We may laugh now at the senior Thackeray's nonsense but Bombay can be a terrifying city to live in when the Thackeray family sends its 'boys' to the streets. And for all his elder statesman pretensions, there is no doubt that the Thackeray legacy is built on the blood of innocents and the destruction of other people's property.

Just as the old man found fame and fortune organising lynchings (first south Indians and, then, Muslims), Mini-Me hopes to be able to repeat that feat on behalf of his own party, a sort of Mini-Party to the older Sena. To an extent, it has already worked. Would you be wasting your Sunday morning reading about Raj Thackeray and his thugs if they hadn't run wild on the streets of Bombay?

I'm not sure, however, that it will yield Mini-Me the sort of electoral dividends that Dr Evil earned. The Shiv Sena was a creature of its times. Founded seven years after the state of Maharashtra, it exploited Maharashtrian inferiority complexes about living in a city where the Gujaratis were the middle class and the Maharashtrians were the proletariat. (The best recent analysis of that phase was Kumar Ketkar's piece on why Thackeray can never support Narendra Modi in The Indian Express, a fortnight ago.) The south Indians who streamed into Bombay in the 1960s and 1970s were easy to portray as interlopers who would grab the jobs that were now the due of Maharashtrians.

As Maharashtra developed, this inferiority complex faded.
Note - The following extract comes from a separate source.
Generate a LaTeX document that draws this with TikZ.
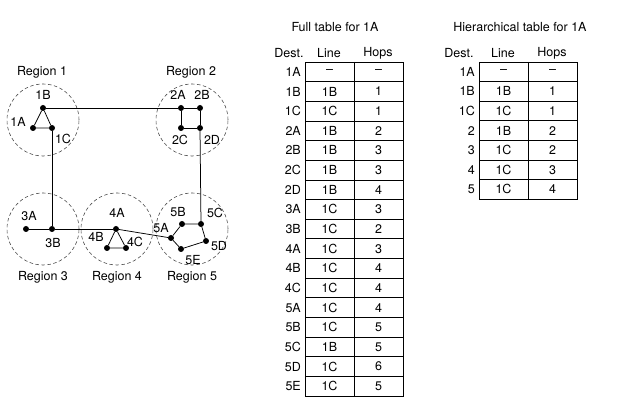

Maharashtrians began to make fortunes in the city of Bombay. National political parties started to pay more attention to Maharashtrian concerns. And Bal Thackeray found that Marathi chauvinism had a limited market. Cunningly, he shifted to straightforward Hindu communalism, pitching the Sena as a lower caste version of the Brahmin-dominated RSS. (Thackeray has never been wild about Brahmins.)

To be sure, there have been minor irritants. A few years ago, Shiv Sainiks attacked out-of-towners who were taking a competitive exam and in north Bombay the Sena worries that non-Maharashtrian voters prefer other parties. (Its solution, the promotion of Sanjay Nirupam as its north Indian face, was worse than the ailment. Fortunately for Thackeray, he has now unloaded him on the Congress.)

But on the whole, most Maharashtrians consider the who-runs-Bombay battle won. A compromise has been reached. The city will preserve its cosmopolitan character but all real power will be vested in the hands of Maharashtrians. Moreover, Maharashtra has grown in stature compared to other Indian states and if locals need a political hero of their own, they'd much rather look to Sharad Pawar than to a bunch of chauvinist thugs.

So why is Raj Thackeray going on and on about north Indians? Partly, it is to hit the headlines and in that limited sense, he has been more than successful. Partly, it is because Mini-Me follows the Dr Evil formula so completely that he does not realise that times have changed and so have the rules. A platform that worked in the 1960s and 1970s has no relevance in the 21st century.

And partly, it's because he is a Thackeray. He believes that if he can hold a city to ransom, if he can threaten innocent citizens with violence, then we will be forced to sit up and take notice of him.

Of course we should take notice of him. But the way to do this is by enforcing the law, by locking up his thugs, by clamping down on the violence, and by telling him that it doesn't matter what his surname is: one false move and he'll end up in jail.